Les avocats de Félicien Kabuga, « financier » présumé du génocide des Tutsi en 1994 au Rwanda, a demandé l’arrêt des poursuites contre leur client qu’ils affirment « inapte à être jugé », dans une requête consultée dimanche par l’AFP. Arrêté le 16 mai 2020 dans la banlieue de Paris après 25 ans de cavale, Félicien Kabuga est notamment accusé d’avoir participé à la création des milices hutu Interahamwe, principaux bras armés du génocide de 1994 qui fit plus de 800.000 morts selon l’ONU, essentiellement au sein de la minorité tutsi.

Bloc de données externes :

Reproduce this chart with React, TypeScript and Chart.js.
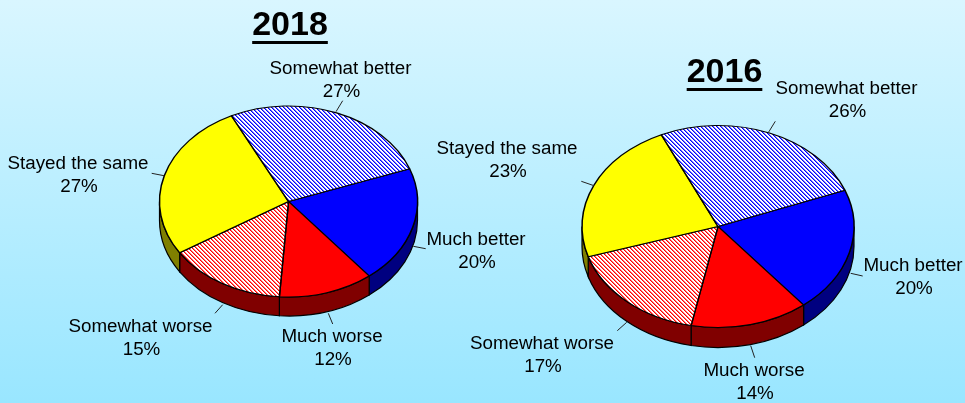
import React, { useEffect, useRef } from "react";
import { Chart, registerables } from "chart.js";

Chart.register(...registerables);

const categories = ["Much better", "Much worse", "Somewhat worse", "Stayed the same", "Somewhat better"];
const values2018 = [20, 12, 15, 27, 27];
const values2016 = [20, 14, 17, 23, 26];

const FONT = '"Liberation Sans", Arial, sans-serif';
const faceColors = ["#0000ff", "#ff0000", "hatch:#ff0000", "#ffff00", "hatch:#0000ff"];
const wallColors = ["#000080", "#800000", "#800000", "#808000", "#000080"];

type Callout = { x: number; y: number; from: [number, number]; to: [number, number] };

type PieLayout = {
  title: string;
  titleX: number;
  titleY: number;
  cx: number;
  cy: number;
  rx: number;
  ry: number;
  depth: number;
  rotation: number;
  callouts: Callout[];
};

const layout2018: PieLayout = {
  title: "2018",
  titleX: 290,
  titleY: 35,
  cx: 288.5,
  cy: 201.5,
  rx: 129,
  ry: 95.5,
  depth: 19,
  rotation: 70,
  callouts: [
    { x: 476, y: 245, from: [425.7, 248.7], to: [413.3, 246.3] },
    { x: 332, y: 342, from: [332.7, 324], to: [328.3, 313.3] },
    { x: 140.5, y: 332, from: [215, 313.3], to: [222.7, 304.7] },
    { x: 78, y: 169, from: [151.7, 173.3], to: [164, 175.7] },
    { x: 340.5, y: 74, from: [342.7, 100.7], to: [336, 111.7] },
  ],
};

const layout2016: PieLayout = {
  title: "2016",
  titleX: 724.5,
  titleY: 82,
  cx: 718,
  cy: 226.5,
  rx: 136,
  ry: 101,
  depth: 20,
  rotation: 69,
  callouts: [
    { x: 913, y: 271, from: [862.7, 276], to: [850.7, 273.3] },
    { x: 754, y: 376, from: [754.7, 357.7], to: [750.7, 345.7] },
    { x: 542, y: 349, from: [617.3, 330.7], to: [626.7, 322.3] },
    { x: 507, y: 154, from: [581.3, 181.3], to: [594, 185.7] },
    { x: 846.5, y: 94, from: [775.3, 121.3], to: [768.7, 132] },
  ],
};

// Diagonal hatch with a soft trailing pixel; the inverse scale keeps it square under the tilted pie.
function hatchPattern(ctx: CanvasRenderingContext2D, color: string, soft: string, tilt: number) {
  const tile = document.createElement("canvas");
  tile.width = 4;
  tile.height = 4;
  const g = tile.getContext("2d")!;
  g.fillStyle = "#ffffff";
  g.fillRect(0, 0, 4, 4);
  for (let y = 0; y < 4; y++) {
    for (let x = 0; x < 4; x++) {
      const phase = (x - y + 4) % 4;
      if (phase === 0) {
        g.fillStyle = color;
        g.fillRect(x, y, 1, 1);
      } else if (phase === 1) {
        g.fillStyle = soft;
        g.fillRect(x, y, 1, 1);
      }
    }
  }
  const pattern = ctx.createPattern(tile, "repeat")!;
  pattern.setTransform(new DOMMatrix().scale(1, 1 / tilt));
  return pattern;
}

// Draws the side wall, tilts the top face, and adds the title and callouts.
function tiltedPiePlugin(cfg: PieLayout, values: number[]) {
  const tilt = cfg.ry / cfg.rx;
  return {
    id: "tiltedPie",
    beforeDatasetsDraw(chart: any) {
      const ctx: CanvasRenderingContext2D = chart.ctx;
      const arcs = chart.getDatasetMeta(0).data;
      ctx.save();
      ctx.lineWidth = 1.2;
      ctx.strokeStyle = "#000000";
      arcs.forEach((arc: any, i: number) => {
        for (const turn of [0, -Math.PI * 2]) {
          const a0 = Math.max(arc.startAngle + turn, 0);
          const a1 = Math.min(arc.endAngle + turn, Math.PI);
          if (a1 <= a0) continue;
          ctx.beginPath();
          ctx.ellipse(cfg.cx, cfg.cy, cfg.rx, cfg.ry, 0, a0, a1);
          ctx.ellipse(cfg.cx, cfg.cy + cfg.depth, cfg.rx, cfg.ry, 0, a1, a0, true);
          ctx.closePath();
          ctx.fillStyle = wallColors[i];
          ctx.fill();
          ctx.stroke();
        }
      });
      ctx.restore();

      ctx.save();
      ctx.imageSmoothingEnabled = false;
      ctx.translate(0, cfg.cy);
      ctx.scale(1, tilt);
      ctx.translate(0, -cfg.cy);
    },
    afterDatasetsDraw(chart: any) {
      const ctx: CanvasRenderingContext2D = chart.ctx;
      ctx.restore();

      ctx.save();
      ctx.fillStyle = "#000000";
      ctx.textAlign = "center";
      ctx.textBaseline = "alphabetic";
      ctx.font = `bold 34px ${FONT}`;
      ctx.fillText(cfg.title, cfg.titleX, cfg.titleY);
      const titleWidth = ctx.measureText(cfg.title).width;
      ctx.fillRect(cfg.titleX - titleWidth / 2, cfg.titleY + 6, titleWidth, 3);

      ctx.font = `18.8px ${FONT}`;
      cfg.callouts.forEach((c, i) => {
        ctx.fillText(categories[i], c.x, c.y);
        ctx.fillText(`${values[i]}%`, c.x + 1, c.y + 22.5);
        ctx.beginPath();
        ctx.moveTo(c.from[0], c.from[1]);
        ctx.lineTo(c.to[0], c.to[1]);
        ctx.lineWidth = 1;
        ctx.strokeStyle = "#222222";
        ctx.stroke();
      });
      ctx.restore();
    },
  };
}

function buildChart(canvas: HTMLCanvasElement, cfg: PieLayout, values: number[]) {
  const ctx = canvas.getContext("2d")!;
  const tilt = cfg.ry / cfg.rx;
  const width = canvas.width;
  const height = canvas.height;
  const softShade: Record<string, string> = { "#ff0000": "#ff7070", "#0000ff": "#7070ff" };
  return new Chart(ctx, {
    type: "pie",
    data: {
      labels: categories,
      datasets: [
        {
          data: values,
          backgroundColor: faceColors.map((c) => {
            if (!c.startsWith("hatch:")) return c;
            const base = c.slice(6);
            return hatchPattern(ctx, base, softShade[base], tilt);
          }) as any,
          borderColor: "#000000",
          borderWidth: 1.5,
          radius: cfg.rx,
          clip: false as any,
        },
      ],
    },
    options: {
      animation: false,
      responsive: false,
      events: [],
      rotation: cfg.rotation,
      layout: {
        padding: {
          left: Math.max(2 * cfg.cx - width, 0),
          right: Math.max(width - 2 * cfg.cx, 0),
          top: Math.max(2 * cfg.cy - height, 0),
          bottom: Math.max(height - 2 * cfg.cy, 0),
        },
      },
      plugins: {
        legend: { display: false },
        tooltip: { enabled: false },
      },
    },
    plugins: [tiltedPiePlugin(cfg, values)],
  });
}

const layerStyle: React.CSSProperties = { position: "absolute", left: 0, top: 0, width: 965, height: 403 };

export default function App() {
  const leftRef = useRef<HTMLCanvasElement>(null);
  const rightRef = useRef<HTMLCanvasElement>(null);

  useEffect(() => {
    const charts = [
      buildChart(leftRef.current!, layout2018, values2018),
      buildChart(rightRef.current!, layout2016, values2016),
    ];
    return () => charts.forEach((c) => c.destroy());
  }, []);

  return (
    <div
      style={{
        position: "fixed",
        left: 0,
        top: 0,
        width: 965,
        height: 403,
        overflow: "hidden",
        background: "linear-gradient(180deg, #d9f6ff 0%, #99e6ff 100%)",
      }}
    >
      <canvas ref={leftRef} width={965} height={403} style={layerStyle} />
      <canvas ref={rightRef} width={965} height={403} style={layerStyle} />
    </div>
  );
}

Aujourd’hui âgé de 84 ans selon son mandat d’arrêt, et de 87 ans selon ses dires, il est actuellement détenu à La Haye, dans l’attente de son procès devant le Mécanisme pour les tribunaux pénaux internationaux (MTPI), chargé d’achever les travaux du Tribunal pénal international pour le Rwanda (TPIR).
Son procès ne devrait pas commencer avant plusieurs mois.
Dans une requête déposée le 6 mai devant l’antenne du MTPI d’Arusha (Tanzanie) et consultable sur le site internet de cette instance, l’avocat français Emmanuel Altit affirme, en se basant sur des rapports médicaux qui ont été expurgés du document publié, que « la Chambre peut constater que Félicien Kabuga est inapte à être jugé ».
« Poursuivre la procédure dans ces conditions constituerait une atteinte si importante aux droits de Félicien Kabuga qu’elle remettrait en cause l’équité même du procès (…). La Chambre et les parties disposent désormais d’éléments suffisants pour constater que l’arrêt de la procédure s’impose », ajoute-t-il.
Si cette requête était rejetée, il demande « à titre subsidiaire, de prononcer la mise en liberté provisoire » de Félicien Kabuga.
Dans un entretien avec l’AFP, Donatien Nshimyumuremyi, fils aîné de Kabuga, avait récemment affirmé que l’état de santé de son père s’était considérablement détérioré.
« Nous pouvons affirmer sans ambages qu’il est physiquement et mentalement inapte, non seulement à être jugé mais aussi à instruire un avocat », avait-il assuré.
« En plus de beaucoup d’autres pathologies chroniques comme on peut en avoir à son âge, il souffre d’une autre maladie sévère bien documentée qui altère ses fonctions cognitives. D’autre part, il a déjà fait deux chutes en prison avec des conséquences graves », avait-il ajouté.
Ancien président de la Radio télévision libre des Mille collines (RTLM), qui diffusa des appels au meurtre des Tutsi et participa à une campagne anti-belge, M. Kabuga est mis en accusation par le MTPI notamment pour « génocide », « incitation directe et publique à commettre le génocide » et « crimes contre l’humanité (persécutions et extermination) ».